## PROBLEM STATEMENT
Please set down all the lines beneath this one exactly, without the pictures.

## DATASET EXTRACT
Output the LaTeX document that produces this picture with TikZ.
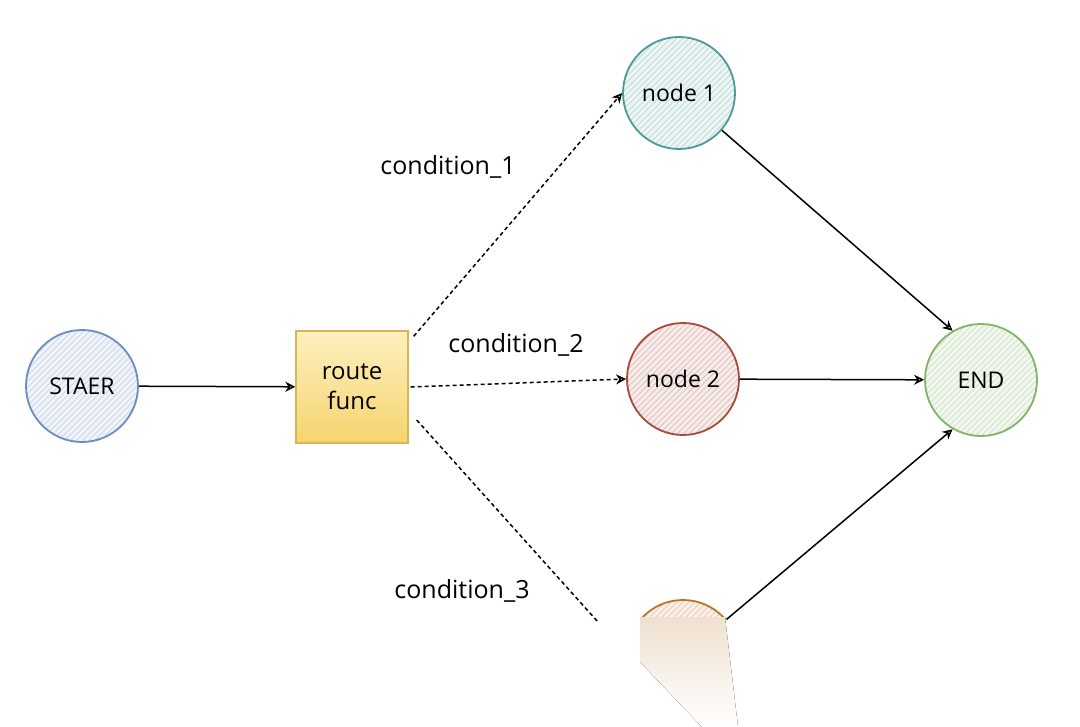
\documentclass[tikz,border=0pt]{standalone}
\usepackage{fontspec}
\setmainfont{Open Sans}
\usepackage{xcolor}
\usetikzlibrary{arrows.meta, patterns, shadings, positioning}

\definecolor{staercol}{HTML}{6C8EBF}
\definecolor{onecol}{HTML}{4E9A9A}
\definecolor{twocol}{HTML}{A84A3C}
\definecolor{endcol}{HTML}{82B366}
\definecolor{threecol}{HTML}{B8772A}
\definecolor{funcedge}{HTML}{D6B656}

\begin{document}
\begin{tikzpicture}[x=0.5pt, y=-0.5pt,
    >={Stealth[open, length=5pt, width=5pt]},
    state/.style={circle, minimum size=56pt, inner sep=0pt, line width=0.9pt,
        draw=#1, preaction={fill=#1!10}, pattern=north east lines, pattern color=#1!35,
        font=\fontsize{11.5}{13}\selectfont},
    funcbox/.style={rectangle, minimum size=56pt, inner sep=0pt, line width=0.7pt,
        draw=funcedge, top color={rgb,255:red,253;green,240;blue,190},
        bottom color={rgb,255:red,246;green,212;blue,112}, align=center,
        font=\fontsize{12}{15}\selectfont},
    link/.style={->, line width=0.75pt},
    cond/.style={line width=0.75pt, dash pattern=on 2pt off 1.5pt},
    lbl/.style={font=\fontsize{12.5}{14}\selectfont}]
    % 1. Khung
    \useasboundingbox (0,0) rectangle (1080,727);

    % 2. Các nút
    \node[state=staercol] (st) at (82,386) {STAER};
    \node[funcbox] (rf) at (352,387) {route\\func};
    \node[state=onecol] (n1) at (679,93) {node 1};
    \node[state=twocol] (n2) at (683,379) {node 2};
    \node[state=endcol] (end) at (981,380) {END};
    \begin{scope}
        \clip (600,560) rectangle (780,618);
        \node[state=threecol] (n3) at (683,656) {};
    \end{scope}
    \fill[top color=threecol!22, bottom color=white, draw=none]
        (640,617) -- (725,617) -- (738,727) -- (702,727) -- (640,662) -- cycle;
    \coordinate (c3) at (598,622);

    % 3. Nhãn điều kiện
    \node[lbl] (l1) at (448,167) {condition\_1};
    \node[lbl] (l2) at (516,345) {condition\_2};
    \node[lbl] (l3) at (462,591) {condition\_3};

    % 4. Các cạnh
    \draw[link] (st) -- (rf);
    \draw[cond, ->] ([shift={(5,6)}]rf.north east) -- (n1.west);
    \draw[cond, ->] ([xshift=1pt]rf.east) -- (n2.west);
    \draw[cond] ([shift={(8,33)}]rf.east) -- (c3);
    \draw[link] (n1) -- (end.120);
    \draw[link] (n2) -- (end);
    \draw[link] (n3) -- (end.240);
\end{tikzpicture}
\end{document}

## SOLUTION FOR THIS PROBLEM
Output the LaTeX document that produces this picture with TikZ.
\documentclass[tikz,border=0pt]{standalone}
\usepackage{fontspec}
\setmainfont{Open Sans}
\usepackage{xcolor}
\usetikzlibrary{arrows.meta, patterns, shadings, positioning}

\definecolor{staercol}{HTML}{6C8EBF}
\definecolor{onecol}{HTML}{4E9A9A}
\definecolor{twocol}{HTML}{A84A3C}
\definecolor{endcol}{HTML}{82B366}
\definecolor{threecol}{HTML}{B8772A}
\definecolor{funcedge}{HTML}{D6B656}

\begin{document}
\begin{tikzpicture}[x=0.5pt, y=-0.5pt,
    >={Stealth[open, length=5pt, width=5pt]},
    state/.style={circle, minimum size=56pt, inner sep=0pt, line width=0.9pt,
        draw=#1, preaction={fill=#1!10}, pattern=north east lines, pattern color=#1!35,
        font=\fontsize{11.5}{13}\selectfont},
    funcbox/.style={rectangle, minimum size=56pt, inner sep=0pt, line width=0.7pt,
        draw=funcedge, top color={rgb,255:red,253;green,240;blue,190},
        bottom color={rgb,255:red,246;green,212;blue,112}, align=center,
        font=\fontsize{12}{15}\selectfont},
    link/.style={->, line width=0.75pt},
    cond/.style={line width=0.75pt, dash pattern=on 2pt off 1.5pt},
    lbl/.style={font=\fontsize{12.5}{14}\selectfont}]
    % 1. Khung
    \useasboundingbox (0,0) rectangle (1080,727);

    % 2. Các nút
    \node[state=staercol] (st) at (82,386) {STAER};
    \node[funcbox] (rf) at (352,387) {route\\func};
    \node[state=onecol] (n1) at (679,93) {node 1};
    \node[state=twocol] (n2) at (683,379) {node 2};
    \node[state=endcol] (end) at (981,380) {END};
    \begin{scope}
        \clip (600,560) rectangle (780,618);
        \node[state=threecol] (n3) at (683,656) {};
    \end{scope}
    \fill[top color=threecol!22, bottom color=white, draw=none]
        (640,617) -- (725,617) -- (738,727) -- (702,727) -- (640,662) -- cycle;
    \coordinate (c3) at (598,622);

    % 3. Nhãn điều kiện
    \node[lbl] (l1) at (448,167) {condition\_1};
    \node[lbl] (l2) at (516,345) {condition\_2};
    \node[lbl] (l3) at (462,591) {condition\_3};

    % 4. Các cạnh
    \draw[link] (st) -- (rf);
    \draw[cond, ->] ([shift={(5,6)}]rf.north east) -- (n1.west);
    \draw[cond, ->] ([xshift=1pt]rf.east) -- (n2.west);
    \draw[cond] ([shift={(8,33)}]rf.east) -- (c3);
    \draw[link] (n1) -- (end.120);
    \draw[link] (n2) -- (end);
    \draw[link] (n3) -- (end.240);
\end{tikzpicture}
\end{document}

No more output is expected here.